Kendari – Mantan teroris Abdurrahman Ayyub mengungkapkan bahwa teroris berpikiran dangkal dalam memahami ayat-ayat suci Al Quran. Hal itulah yang membuat mereka salah menafsirkan ayat-ayat terutama tentang jihad dan takfiri sehingga mereka tidak sadar memilih jalan yang salah.
“Mereka (teroris) sering menggunakan ayat tentang hukum milik Allah, sementara yang lainnya thogut. Dalil itu digunakan untuk menjustifikasi kebenaran pandangan mereka untuk mempengaruhi orang awam. Mereka juga selalu menuntut keadilan yang sesuai versi mereka karena memahami ayat secara dangkal,” ujar Abdurahman Ayyub pada Dialog Pelibatan Masyarakat Dalam Pencegahan Paham Radikal dan Terorisme Melalui Perspektif Hukum di Sulawesi Tenggara di Hotel Athaya, Kendari, Jumat, 13 Mei.
Fakta ini menjadi PR besar umat Islam Indonesia untuk meluruskan pandangan. Pasalnya bila tidak ada upaya untuk meluruskan pemahaman salah itu, dikhawatirka akar-akar terorisme di Indonesia akan berkembang lebih besar lagi.
Dialog yang digelar Badan Nasional Penanggulangan Terorisme (BNPT) yang bekerja sama dengan Forum Koordinasi Pencegahan Terorisme (FKPT) Sulawesi Tenggara ini dihadiri oleh 212 peserta yang terdiri dari unsur hakim,jaksa, TNI, POLRI, mahasiswa/dosen Fakultas Hukum, instansi terkait bidang hukum, legislatif dan Ormas terkait bidang hukum.
Hadir pada kegiatan ini Kasubdit kewaswpadaan BNPT Dr.Hj.

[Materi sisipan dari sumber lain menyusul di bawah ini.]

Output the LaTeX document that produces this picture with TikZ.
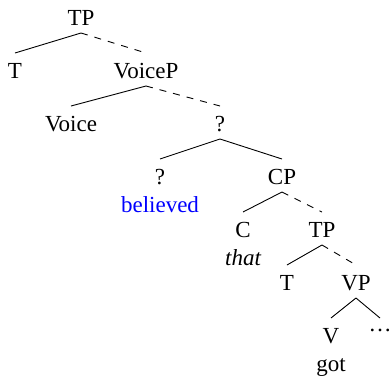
\documentclass[tikz,border=0pt]{standalone}
\usepackage{fontspec}
\setmainfont{Liberation Serif}
\begin{document}
\begin{tikzpicture}[x=1pt,y=-1pt,
  lbl/.style={anchor=base,inner sep=0pt,font=\fontsize{23}{27}\selectfont},
  word/.style={lbl},
  branch/.style={line width=0.9pt},
  hidden/.style={branch,dash pattern=on 7pt off 7pt}]
\useasboundingbox (0,0) rectangle (390,376);
% category labels, placed on their baselines
\node[lbl] (tp)     at (81,25)  {TP};
\node[lbl] (t)      at (15,78)  {T};
\node[lbl] (voicep) at (146,78) {VoiceP};
\node[lbl] (voice)  at (71,131) {Voice};
\node[lbl] (q)      at (220,131){?};
\node[lbl] (qv)     at (160,184){?};
\node[lbl] (cp)     at (282,184){CP};
\node[lbl] (c)      at (243,237){C};
\node[lbl] (tpb)    at (322,237){TP};
\node[lbl] (tb)     at (287,290){T};
\node[lbl] (vp)     at (356,290){VP};
\node[lbl] (v)      at (331,343){V};
\node[lbl] (dots)   at (380,331){\dots};
% words under their heads
\node[word,text=blue] (believed) at (160,212) {believed};
\node[word] (that) at (243,265) {\itshape that};
\node[word] (got)  at (331,371) {got};
% edge attachment points
\foreach \n/\x/\y in {tp/81/25, voicep/146/78, q/220/131, cp/282/184, tpb/322/237, vp/356/290}
  \coordinate (\n-low) at (\x,\y+8);
\foreach \n/\x/\y in {t/15/78, voicep/146/78, voice/71/131, q/220/131, qv/160/184, cp/282/184,
                      c/243/237, tpb/322/237, tb/287/290, vp/356/290, v/331/343, dots/380/343}
  \coordinate (\n-up) at (\x,\y-25);
% branches
\draw[branch] (tp-low) -- (t-up);
\draw[hidden] (tp-low) -- (voicep-up);
\draw[branch] (voicep-low) -- (voice-up);
\draw[hidden] (voicep-low) -- (q-up);
\draw[branch] (q-low) -- (qv-up);
\draw[branch] (q-low) -- (cp-up);
\draw[branch] (cp-low) -- (c-up);
\draw[hidden] (cp-low) -- (tpb-up);
\draw[branch] (tpb-low) -- (tb-up);
\draw[hidden] (tpb-low) -- (vp-up);
\draw[branch] (vp-low) -- (v-up);
\draw[branch] (vp-low) -- (dots-up);
\end{tikzpicture}
\end{document}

Andi Intang Dulung, M.H.I. yang menyinggung tentang penegakan hukum tindak pidana terorisme terkendala dengan regulasi Undag-undang Terorisme di Indonesia masih lemah. Di dalam UU Terorisme itu masih terdiri dari pasal-pasal penindakan dan belum ada pasal-pasal pencegahan sehingga sulit untuk mengatasi masalah radikalisme di Indonesia.
Gubernur Sulawesi tenggara yang diwakili oleh Asisten II Dr. I Ketut Puspa Adian,M.Tp. dalam sambutannya menyampaikan bahwa sejak tahun 2003 lembaga-lembaga pusat bahkan internasional melihat Sulawesi Tenggara adalah provinsi yang damai. Jika dilihat hubungan agama di Sulawesi Tenggara sudah sangat baik. Komposisi masyarakat di Sultra cukup heterogen dan ini sangat menguntungkan untuk Sultra karena tidak ada dominasi suatu kelompok sehingga potensi konflik tidak terlalu besar.
“Tetapi ada hal yang cukup menjadi perhatian kita semua bahwa penelitian terakhir mengungkap 20 % guru sudah tidak lagi memandang Pancasila sebagai hal yang penting,” ungkap Ketut.
Narasumber lainnya pakar hukum Dr. Suhardi Somomoeljono, SH, MH. Dalam materinya, Suhari menyampaikan bahwa Menurut hukum Islam melakukan aksi teror adalah haram, baik teror dilakukan secara perorangan ataupun kelompok. Haramnya melakukan aksi teror, itu berdasarkan Al-Quran surat Al-Maidah ayat 32.
Ditambah lagi para ulama melalui lembaga MUI telah mengeluarkan fatwa haram tentang perbuatan terorisme. Fatwa ini tercantum dalam fatwa MUI No 3 Tahun 2004. Fatwa ini merujuk pada keputusan Ijtima Ulama Komisi Fatwa se-Indonesia tentang Fatwa Terorisme, tanggal 22 Syawwal 1424/16 Desember 2003; dan Keputusan Rapat Komisi Fatwa MUI, tanggal 05 Dzulhijjah 1424/24 Januari 2004.
Dalam fatwa itu, MUI mengatakan bahwa Terorisme telah memenuhi unsur tindak pidana (jarimah) hirabah dalam khazanah fiqih Islam. Para fuqaha mendefinisikan al-muharib (pelaku hirabah) dengan:“Orang yang mengangkat senjata melawan orang banyak dan menakut-nakuti mereka (menimbulkan rasa takut di kalangan masyarakat).”